— BEGIN Given data —

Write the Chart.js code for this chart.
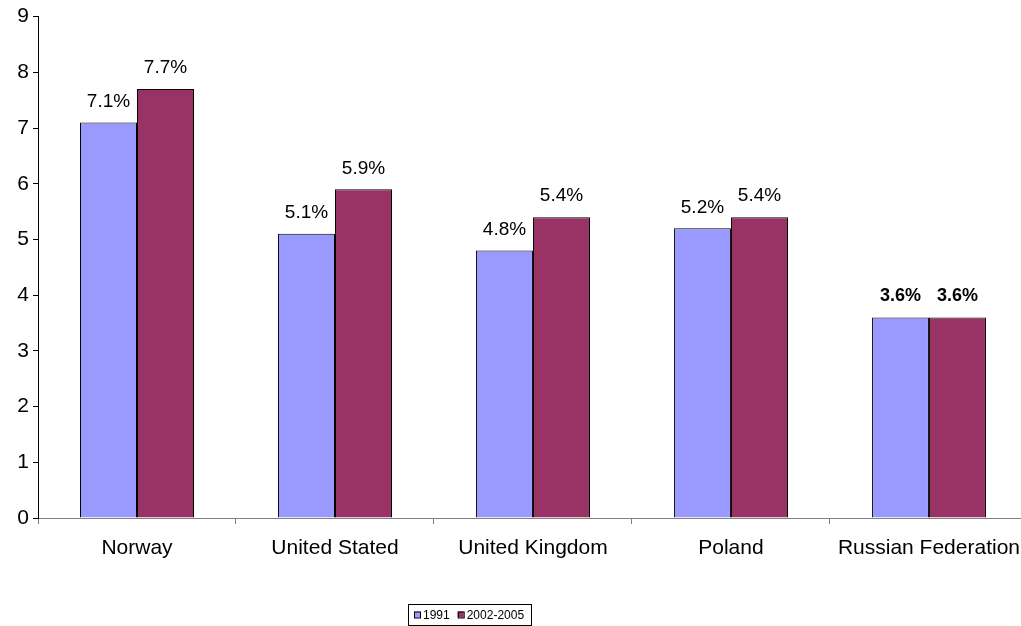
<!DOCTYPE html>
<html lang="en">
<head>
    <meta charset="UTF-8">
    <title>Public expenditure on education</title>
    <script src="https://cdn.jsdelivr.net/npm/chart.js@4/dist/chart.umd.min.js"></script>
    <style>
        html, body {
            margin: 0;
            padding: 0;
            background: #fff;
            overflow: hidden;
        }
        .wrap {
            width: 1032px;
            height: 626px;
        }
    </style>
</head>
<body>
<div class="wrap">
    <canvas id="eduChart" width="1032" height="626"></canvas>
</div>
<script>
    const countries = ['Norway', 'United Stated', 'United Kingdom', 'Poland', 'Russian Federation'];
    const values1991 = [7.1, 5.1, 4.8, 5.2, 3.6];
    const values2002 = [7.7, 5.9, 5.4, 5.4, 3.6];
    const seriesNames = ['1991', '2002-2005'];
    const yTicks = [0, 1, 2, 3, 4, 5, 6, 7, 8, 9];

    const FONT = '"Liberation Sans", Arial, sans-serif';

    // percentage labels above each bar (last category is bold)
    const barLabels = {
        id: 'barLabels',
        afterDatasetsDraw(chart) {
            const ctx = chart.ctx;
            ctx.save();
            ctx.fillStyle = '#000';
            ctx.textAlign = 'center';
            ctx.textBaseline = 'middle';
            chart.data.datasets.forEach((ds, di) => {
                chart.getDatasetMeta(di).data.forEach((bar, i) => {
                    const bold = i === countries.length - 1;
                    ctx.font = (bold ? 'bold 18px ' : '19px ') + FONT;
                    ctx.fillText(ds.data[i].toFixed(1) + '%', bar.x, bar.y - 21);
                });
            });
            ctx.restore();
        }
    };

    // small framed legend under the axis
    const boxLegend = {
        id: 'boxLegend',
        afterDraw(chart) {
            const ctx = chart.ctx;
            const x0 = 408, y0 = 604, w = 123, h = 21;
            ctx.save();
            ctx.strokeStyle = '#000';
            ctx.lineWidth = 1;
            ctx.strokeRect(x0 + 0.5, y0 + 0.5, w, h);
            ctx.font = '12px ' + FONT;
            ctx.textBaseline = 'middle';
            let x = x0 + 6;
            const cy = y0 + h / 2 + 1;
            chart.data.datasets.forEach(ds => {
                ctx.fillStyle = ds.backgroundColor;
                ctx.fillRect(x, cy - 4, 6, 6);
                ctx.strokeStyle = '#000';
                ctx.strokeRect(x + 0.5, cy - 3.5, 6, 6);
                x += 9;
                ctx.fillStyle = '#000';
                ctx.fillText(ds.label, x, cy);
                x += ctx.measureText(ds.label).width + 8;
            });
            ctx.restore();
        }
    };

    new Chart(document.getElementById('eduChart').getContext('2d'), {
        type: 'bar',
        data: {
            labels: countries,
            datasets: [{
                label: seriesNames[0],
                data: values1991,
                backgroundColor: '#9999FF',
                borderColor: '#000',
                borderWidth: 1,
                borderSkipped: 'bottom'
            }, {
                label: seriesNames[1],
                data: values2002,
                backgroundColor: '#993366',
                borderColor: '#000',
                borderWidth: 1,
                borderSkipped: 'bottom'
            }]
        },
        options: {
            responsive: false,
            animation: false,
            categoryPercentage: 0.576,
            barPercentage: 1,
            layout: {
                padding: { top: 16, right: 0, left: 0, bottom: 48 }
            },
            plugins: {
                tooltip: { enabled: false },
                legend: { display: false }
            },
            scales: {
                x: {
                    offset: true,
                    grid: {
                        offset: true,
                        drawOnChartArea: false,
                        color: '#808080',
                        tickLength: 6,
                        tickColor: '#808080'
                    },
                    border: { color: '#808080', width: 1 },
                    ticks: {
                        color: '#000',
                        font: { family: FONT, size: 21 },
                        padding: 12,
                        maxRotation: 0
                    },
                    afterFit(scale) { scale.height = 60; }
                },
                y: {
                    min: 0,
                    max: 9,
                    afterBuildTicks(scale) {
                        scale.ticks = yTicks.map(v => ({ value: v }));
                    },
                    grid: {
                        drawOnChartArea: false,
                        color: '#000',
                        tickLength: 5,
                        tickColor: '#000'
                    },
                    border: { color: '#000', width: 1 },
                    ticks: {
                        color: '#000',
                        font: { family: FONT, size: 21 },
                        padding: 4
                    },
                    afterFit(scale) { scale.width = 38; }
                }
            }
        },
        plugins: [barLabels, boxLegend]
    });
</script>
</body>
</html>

— END Given data —

Directions for this task:
Write the lines above out again exactly, without any of their pictures.

Result of the task:
Write the Chart.js code for this chart.
<!DOCTYPE html>
<html lang="en">
<head>
    <meta charset="UTF-8">
    <title>Public expenditure on education</title>
    <script src="https://cdn.jsdelivr.net/npm/chart.js@4/dist/chart.umd.min.js"></script>
    <style>
        html, body {
            margin: 0;
            padding: 0;
            background: #fff;
            overflow: hidden;
        }
        .wrap {
            width: 1032px;
            height: 626px;
        }
    </style>
</head>
<body>
<div class="wrap">
    <canvas id="eduChart" width="1032" height="626"></canvas>
</div>
<script>
    const countries = ['Norway', 'United Stated', 'United Kingdom', 'Poland', 'Russian Federation'];
    const values1991 = [7.1, 5.1, 4.8, 5.2, 3.6];
    const values2002 = [7.7, 5.9, 5.4, 5.4, 3.6];
    const seriesNames = ['1991', '2002-2005'];
    const yTicks = [0, 1, 2, 3, 4, 5, 6, 7, 8, 9];

    const FONT = '"Liberation Sans", Arial, sans-serif';

    // percentage labels above each bar (last category is bold)
    const barLabels = {
        id: 'barLabels',
        afterDatasetsDraw(chart) {
            const ctx = chart.ctx;
            ctx.save();
            ctx.fillStyle = '#000';
            ctx.textAlign = 'center';
            ctx.textBaseline = 'middle';
            chart.data.datasets.forEach((ds, di) => {
                chart.getDatasetMeta(di).data.forEach((bar, i) => {
                    const bold = i === countries.length - 1;
                    ctx.font = (bold ? 'bold 18px ' : '19px ') + FONT;
                    ctx.fillText(ds.data[i].toFixed(1) + '%', bar.x, bar.y - 21);
                });
            });
            ctx.restore();
        }
    };

    // small framed legend under the axis
    const boxLegend = {
        id: 'boxLegend',
        afterDraw(chart) {
            const ctx = chart.ctx;
            const x0 = 408, y0 = 604, w = 123, h = 21;
            ctx.save();
            ctx.strokeStyle = '#000';
            ctx.lineWidth = 1;
            ctx.strokeRect(x0 + 0.5, y0 + 0.5, w, h);
            ctx.font = '12px ' + FONT;
            ctx.textBaseline = 'middle';
            let x = x0 + 6;
            const cy = y0 + h / 2 + 1;
            chart.data.datasets.forEach(ds => {
                ctx.fillStyle = ds.backgroundColor;
                ctx.fillRect(x, cy - 4, 6, 6);
                ctx.strokeStyle = '#000';
                ctx.strokeRect(x + 0.5, cy - 3.5, 6, 6);
                x += 9;
                ctx.fillStyle = '#000';
                ctx.fillText(ds.label, x, cy);
                x += ctx.measureText(ds.label).width + 8;
            });
            ctx.restore();
        }
    };

    new Chart(document.getElementById('eduChart').getContext('2d'), {
        type: 'bar',
        data: {
            labels: countries,
            datasets: [{
                label: seriesNames[0],
                data: values1991,
                backgroundColor: '#9999FF',
                borderColor: '#000',
                borderWidth: 1,
                borderSkipped: 'bottom'
            }, {
                label: seriesNames[1],
                data: values2002,
                backgroundColor: '#993366',
                borderColor: '#000',
                borderWidth: 1,
                borderSkipped: 'bottom'
            }]
        },
        options: {
            responsive: false,
            animation: false,
            categoryPercentage: 0.576,
            barPercentage: 1,
            layout: {
                padding: { top: 16, right: 0, left: 0, bottom: 48 }
            },
            plugins: {
                tooltip: { enabled: false },
                legend: { display: false }
            },
            scales: {
                x: {
                    offset: true,
                    grid: {
                        offset: true,
                        drawOnChartArea: false,
                        color: '#808080',
                        tickLength: 6,
                        tickColor: '#808080'
                    },
                    border: { color: '#808080', width: 1 },
                    ticks: {
                        color: '#000',
                        font: { family: FONT, size: 21 },
                        padding: 12,
                        maxRotation: 0
                    },
                    afterFit(scale) { scale.height = 60; }
                },
                y: {
                    min: 0,
                    max: 9,
                    afterBuildTicks(scale) {
                        scale.ticks = yTicks.map(v => ({ value: v }));
                    },
                    grid: {
                        drawOnChartArea: false,
                        color: '#000',
                        tickLength: 5,
                        tickColor: '#000'
                    },
                    border: { color: '#000', width: 1 },
                    ticks: {
                        color: '#000',
                        font: { family: FONT, size: 21 },
                        padding: 4
                    },
                    afterFit(scale) { scale.width = 38; }
                }
            }
        },
        plugins: [barLabels, boxLegend]
    });
</script>
</body>
</html>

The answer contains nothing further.